The memo stated that Lew also would be a member of Citigroup’s management committee, a group of senior executives who met regularly to discuss different parts of the bank’s business.
During his 2010 confirmation hearings for chairing the Office of Management and Budget, Lew said his Wall Street experience was “as a manager, not as an investment adviser.”
“Senator, I don’t consider myself an expert in some of these aspects of the financial industry,” Lew said in response to a question from Sen. Bernard Sanders (I-Vt.) about causes of the financial crisis.
Sanders said in a statement Wednesday that although he applauds Lew’s public service, he worries about the number of economic advisers in the White House who have spent time on Wall Street. Michael Froman, deputy national security adviser for international economic affairs, also came from Citigroup’s hedge fund and private equity shop, known as the alternative investments unit.

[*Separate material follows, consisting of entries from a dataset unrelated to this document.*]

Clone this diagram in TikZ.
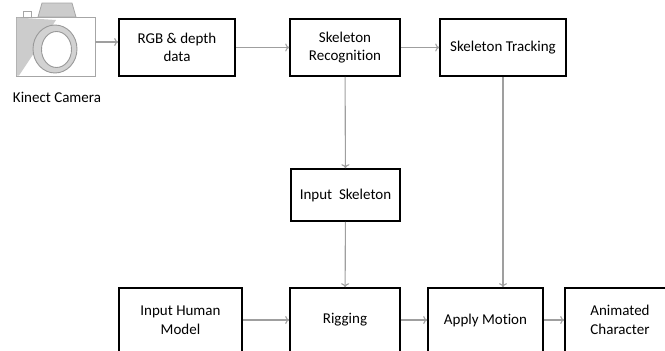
\documentclass[tikz,border=0pt]{standalone}
\usepackage{fontspec}
\setmainfont{Carlito}[Ligatures=NoCommon]
\usetikzlibrary{positioning, arrows.meta}

\begin{document}
\begin{tikzpicture}[x=1pt, y=-1pt,
	block/.style={draw, line width=1.6pt, align=center, inner sep=2pt, font=\fontsize{15}{18.5}\selectfont},
	link/.style={draw=gray!75, line width=1.1pt, -{To[length=4pt, width=8pt]}}]
	\useasboundingbox (0,0) rectangle (665,351);
	
	% camera
	\filldraw[fill=white, draw=gray!70, line width=1pt] (16,17) rectangle (95,76);
	\fill[gray!40] (16.5,17.5) -- (56,20) -- (19,75.5) -- (16.5,75.5) -- cycle;
	\filldraw[fill=gray!40, draw=gray!70, line width=0.8pt] (38,17) -- (42,3) -- (72,3) -- (76,17) -- cycle;
	\draw[gray!70, line width=0.8pt] (23,11) rectangle (31,17);
	\filldraw[fill=gray!35, draw=gray!80, line width=0.9pt, even odd rule] (55,49) ellipse [x radius=22, y radius=24] (56.5,49.5) ellipse [x radius=15, y radius=18];
	\node [font=\fontsize{15}{18.5}\selectfont] (camlabel) at (57,97) {Kinect Camera};
	\coordinate (cam) at (95,42);
	
	% top row
	\node [block, minimum width=116pt, minimum height=57pt] (rgb) at (177,47.5) {RGB \& depth\\data};
	\node [block, minimum width=110pt, minimum height=57pt] (recog) at (345,47.5) {Skeleton\\Recognition};
	\node [block, minimum width=126pt, minimum height=57pt] (track) at (503,47.5) {Skeleton Tracking};
	
	% middle
	\node [block, minimum width=109pt, minimum height=52pt] (inskel) at (345.5,195) {Input~~Skeleton};
	
	% bottom row
	\node [block, minimum width=123pt, minimum height=64pt] (human) at (180.5,320) {Input Human\\Model};
	\node [block, minimum width=110pt, minimum height=64pt] (rig) at (345,320) {Rigging};
	\node [block, minimum width=115pt, minimum height=64pt] (apply) at (485.5,320) {Apply Motion};
	\node [block, minimum width=110pt, minimum height=64pt] (anim) at (620,320) {Animated\\Character};
	
	\draw [link] (cam) -- (cam -| rgb.west);
	\draw [link] (rgb) -- (recog);
	\draw [link] (recog) -- (track);
	\draw [link] (recog) -- (inskel);
	\draw [link] (inskel) -- (rig);
	\draw [link] (track.south) -- (track.south |- apply.north);
	\draw [link] (human) -- (rig);
	\draw [link] (rig) -- (apply);
	\draw [link] (apply) -- (anim);
\end{tikzpicture}
\end{document}
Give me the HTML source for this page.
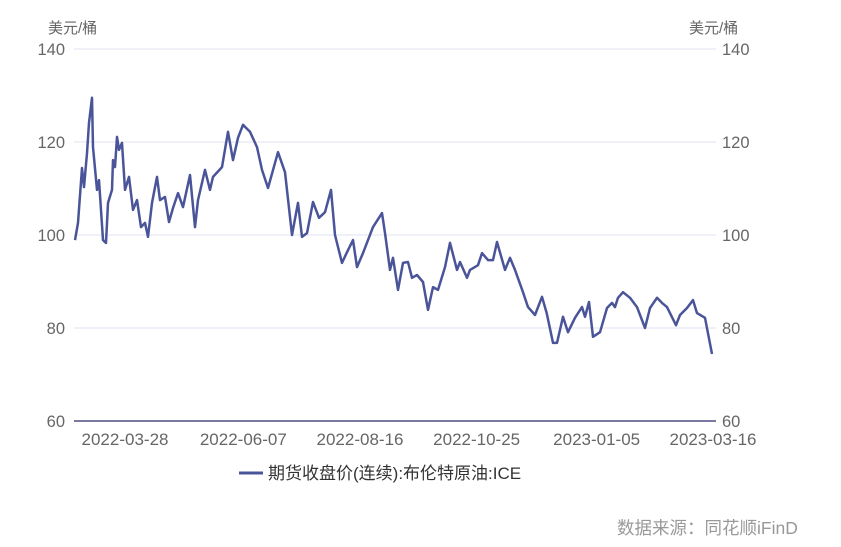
<!DOCTYPE html>
<html><head><meta charset="utf-8"><style>
body{margin:0;background:#fff;width:841px;height:547px;overflow:hidden}
svg{display:block;font-family:"Liberation Sans","Noto Sans CJK SC",sans-serif}
</style></head><body>
<svg id="chart" width="841" height="547"></svg>
<script>
const days=[0,1.8,4.2,5.4,7.2,8.4,10.2,10.8,13.2,14.4,16.8,18.6,19.8,22.2,22.8,24,25.2,26.4,28.2,30,32.4,34.8,37.2,39.6,42,43.8,46.2,49.2,51,54,56.4,58.8,61.8,64.8,69,72,73.8,78,81,82.8,88.2,91.8,94.8,97.8,100.8,105,109.2,112.2,115.8,121.8,126,130.2,133.8,136.2,139.2,142.8,146.4,150,153.6,156,160.2,163.2,166.8,169.2,172.8,178.8,184.2,186,189,190.8,193.8,196.8,199.8,202.2,205.2,208.8,211.8,214.8,217.8,222,225,229.2,231,235.2,237,241.8,244.2,247.8,250.8,253.2,258,261,264,268.8,271.8,276,280.2,283,286.8,289.2,292.8,295.8,300,304.2,306,308.4,310.8,315,319.2,322.2,324,325.8,328.8,333,337.2,342,345,349.2,352.2,355.2,360.6,363,367.2,370.8,373.2,378,382.2];
const prices=[98.9,102.6,114.4,110.3,117.6,124.1,129.5,118.9,109.7,111.8,98.9,98.3,106.9,109.7,116.1,114.6,121.1,118.3,119.8,109.7,112.5,105.4,107.5,101.7,102.6,99.6,106.9,112.5,107.5,108.2,102.8,105.8,109,106,112.9,101.7,107.5,114,109.7,112.5,114.6,122.2,116.1,120.9,123.7,122.2,118.9,114,110.1,117.8,113.5,100,106.9,99.6,100.4,107.1,103.7,104.9,109.7,100,94,96.3,98.9,93.1,96.1,101.7,104.7,100.4,92.5,95.1,88.2,94,94.2,90.8,91.4,89.9,83.9,88.8,88.2,93.1,98.3,92.5,94.2,90.8,92.5,93.5,96.1,94.6,94.6,98.5,92.5,95.1,92.5,87.7,84.5,82.8,86.7,83.2,76.8,76.8,82.4,79.1,82.2,84.5,82.4,85.6,78.1,79.1,84.3,85.4,84.5,86.5,87.7,86.5,84.5,80,84.3,86.5,85.4,84.5,80.6,82.8,84.3,86,83.2,82.2,74.4];
const yTicks=[60,80,100,120,140];
const xTickLabels=["2022-03-28","2022-06-07","2022-08-16","2022-10-25","2023-01-05","2023-03-16"];
const NS="http://www.w3.org/2000/svg";
const svg=document.getElementById('chart');
const base=Date.UTC(2022,1,26);
function xs(d){return 75+(d/382.2)*637;}
function ys(v){return 421-(v-60)*4.65;}
function mk(t,a,txt){const e=document.createElementNS(NS,t);for(const k in a)e.setAttribute(k,a[k]);if(txt!=null)e.textContent=txt;svg.appendChild(e);return e;}
yTicks.forEach(v=>{
  const y=ys(v);
  const g=mk('line',{x1:74,x2:716,y1:y,y2:y,stroke:v===60?'#7a7aa0':'#ececf5','stroke-width':v===60?2:1.5});
  
  
  const l=mk('text',{x:65,y:y+6,'text-anchor':'end','font-size':16.5,fill:'#666'},v);
  
  
  const r=mk('text',{x:722,y:y+6,'text-anchor':'start','font-size':16.5,fill:'#666'},v);
  
  
});
xTickLabels.forEach(s=>{
  const p=s.split('-');const d=(Date.UTC(+p[0],+p[1]-1,+p[2])-base)/86400000;
  const t=mk('text',{x:Math.min(xs(d),713),y:445,'text-anchor':'middle','font-size':17,fill:'#666'},s);
  
  
});
let u=mk('text',{x:48,y:33,'font-size':15,fill:'#666'},'美元/桶');


u=mk('text',{x:689,y:33,'font-size':15,fill:'#666'},'美元/桶');


const path=mk('path',{d:days.map((d,i)=>(i?'L':'M')+xs(d).toFixed(1)+','+ys(prices[i]).toFixed(1)).join(''),fill:'none',stroke:'#4a5499','stroke-width':2.5,'stroke-linejoin':'round'});


const lg=mk('line',{x1:239,x2:263,y1:473,y2:473,stroke:'#4a5499','stroke-width':3});


const lt=mk('text',{x:268,y:479,'font-size':17,fill:'#333'},'期货收盘价(连续):布伦特原油:ICE');


const src=mk('text',{x:617,y:534,'font-size':17.5,fill:'#999'},'数据来源：同花顺iFinD');


</script>
</body></html>
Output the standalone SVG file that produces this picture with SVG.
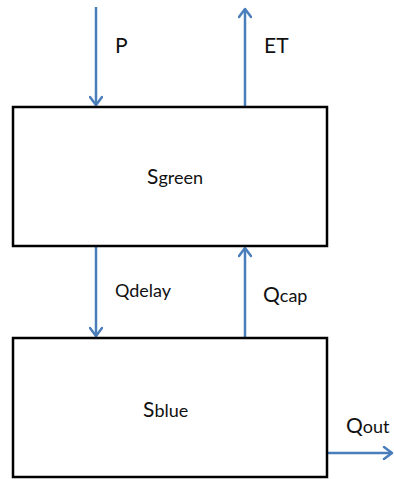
<svg xmlns="http://www.w3.org/2000/svg" width="394" height="479" viewBox="0 0 394 479">
  <defs>
    <marker id="open-arrow" viewBox="0 0 14 14" refX="11" refY="7" markerWidth="14" markerHeight="14" markerUnits="userSpaceOnUse" orient="auto">
      <path d="M3,1 L11,7 L3,13" fill="none" stroke="#4a7ebb" stroke-width="2.5" stroke-linecap="round" stroke-linejoin="round"/>
    </marker>
  </defs>
  <style>
    .store { fill: #ffffff; stroke: #000000; stroke-width: 2.5; }
    .flow { fill: none; stroke: #4a7ebb; stroke-width: 2.5; marker-end: url(#open-arrow); }
    .lbl { font-family: Lato, "Liberation Sans", sans-serif; fill: #111111; }
    .big { font-size: 21px; }
    .sub { font-size: 18px; }
  </style>
  <rect width="394" height="479" fill="#ffffff"/>

  <g id="connectors">
    <line class="flow" x1="96" y1="7" x2="96" y2="105"/>
    <line class="flow" x1="245" y1="107" x2="245" y2="9"/>
    <line class="flow" x1="96" y1="246" x2="96" y2="336"/>
    <line class="flow" x1="245" y1="338" x2="245" y2="248"/>
    <line class="flow" x1="327" y1="453" x2="392" y2="453"/>
  </g>

  <g id="s-green">
    <rect class="store" x="13" y="107" width="314" height="139"/>
    <text class="lbl" x="147" y="184"><tspan class="big">S</tspan><tspan class="sub">green</tspan></text>
  </g>

  <g id="s-blue">
    <rect class="store" x="13" y="338" width="314" height="139"/>
    <text class="lbl" x="143" y="417"><tspan class="big">S</tspan><tspan class="sub">blue</tspan></text>
  </g>

  <g id="labels">
    <text class="lbl big" x="115" y="53">P</text>
    <text class="lbl big" x="264" y="53">ET</text>
    <text class="lbl" x="115" y="297" font-size="18">Qdelay</text>
    <text class="lbl" x="263" y="302"><tspan class="big">Q</tspan><tspan class="sub">cap</tspan></text>
    <text class="lbl" x="346" y="433"><tspan class="big">Q</tspan><tspan class="sub">out</tspan></text>
  </g>
</svg>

“In my view, we need a treasury secretary who is prepared to stand up to corporate America and their powerful lobbyists and fight for policies that protect the working families in our country,” Sanders said. “I do not believe Mr. Lew is that person.”
The beginning of 2008 was a brutal time to be working at the bank and certainly at Citigroup’s alternative investments unit, which managed more than $54 billion.
The group was hemorrhaging money just as Lew joined. In the first three months alone, it lost $509 million, according to SEC filings. By contrast, just a year earlier during that quarter, the unit made $222 million.
“He stepped into the hedge-fund buzz saw,” said Mark Williams, a lecturer in finance at Boston University and a former bank examiner for the Federal Reserve. “His timing wasn’t the best.”
Things continued to deteriorate the rest of the year. More than 50,000 employees, or one-seventh of Citigroup’s global workforce, were laid off in November. That year, the stock price dropped about 75 percent. Lew, meanwhile, was paid at least $1.1 million in 2008, according to financial disclosure statements.
By the end of December 2008, Lew had lined up a new job: away from Wall Street and back in Washington as a deputy secretary of state under Secretary Hillary Rodham Clinton.
Meanwhile, Citigroup’s alternative investments unit had become such a stain on the bank’s record that it was relaunched three years ago with a new name. It’s now known as Citi Capital Advisors.